Sistem hari ini, merebut paksa peran perempuan dr fitrahnya
Miris perempuan yang harusnya di rumah mengurus rumah tangga dan menjadi pendidik generasi penerus harus pontang-panting cari uang demi memenuhi kebutuhan rumah tangga, bahkan harus keluar negeri
Pahitnya hidup dalam alam sekularisme kapitalistik, kesejahteraan rakyat terkungkung dan wanita tidak dimuliakan. Rindunya sistem Islam kaffah
Sungguh miris yg terjadi saat ini, di mana perempuan justru menjadi tulang punggung bukan tulang rusuk. Ternyata semua itu akibat diterapkannya sistem buatan manusia yaitu demokrasi kapitalis sekuler, di mana sistem itu berdampak buruk bagi manusia itu sendiri. Sudah saatnya kembali pada sistem Islam, sistem terbaik yg pernah ada karena merupakan program Allah Swt. Kapan ya hal itu terjadi?
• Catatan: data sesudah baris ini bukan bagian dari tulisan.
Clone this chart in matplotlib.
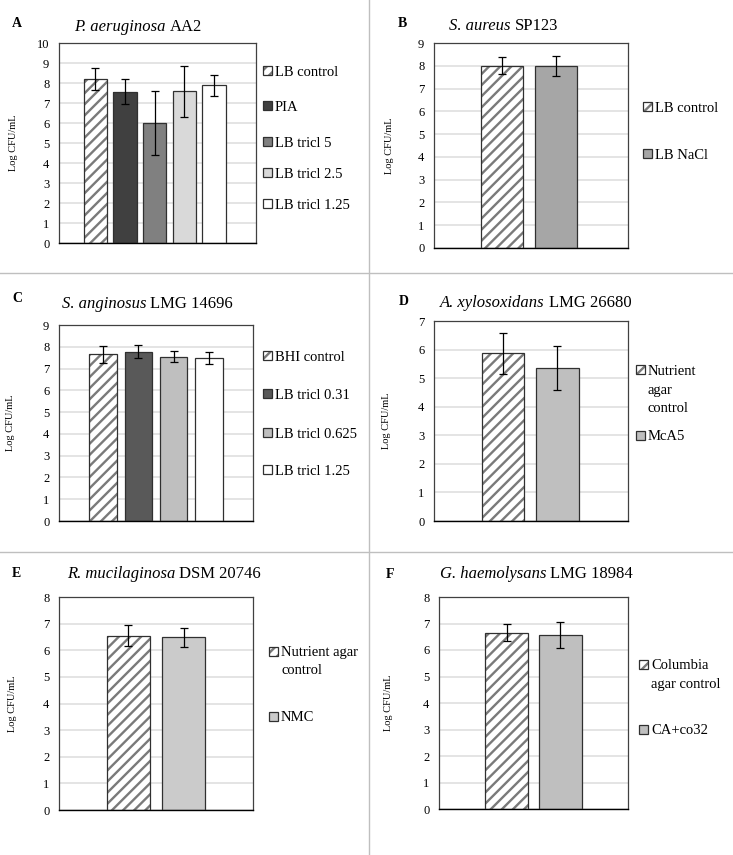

Persoalan pekerja migran ini memang bikin kita miris. Jauh2 mengejar dolar, sampai kehormatan dan nyawa terancam, di tanah air kerap kali rumah tangga dan masa depan anak tergadaikan.
Perempuan dibajak dan dijadikan tulang punggung, untuk dieksploitasi. Begitulah hidup di alam kapitalisme.
Potensi masalah muncul ketika istri meninggalkan suami sampai pergi ke luar negeri. Layanan dan kebutuhan yang tidak terpenuhi membuka peluang hadirnya orang ke tiga. Belum lagi pendidikan yang terabaikan. Pejuang devisa julukannya. Padahal, negara mestinya malu dengan fakta ini. Kaya tapi rakyatnya jauh dari sejahtera.
Ironi di negeri yang gemah ripah loh jinawi. Perempuan kini seakan harus terjun ke lapangan agar dapur tetap mengepul.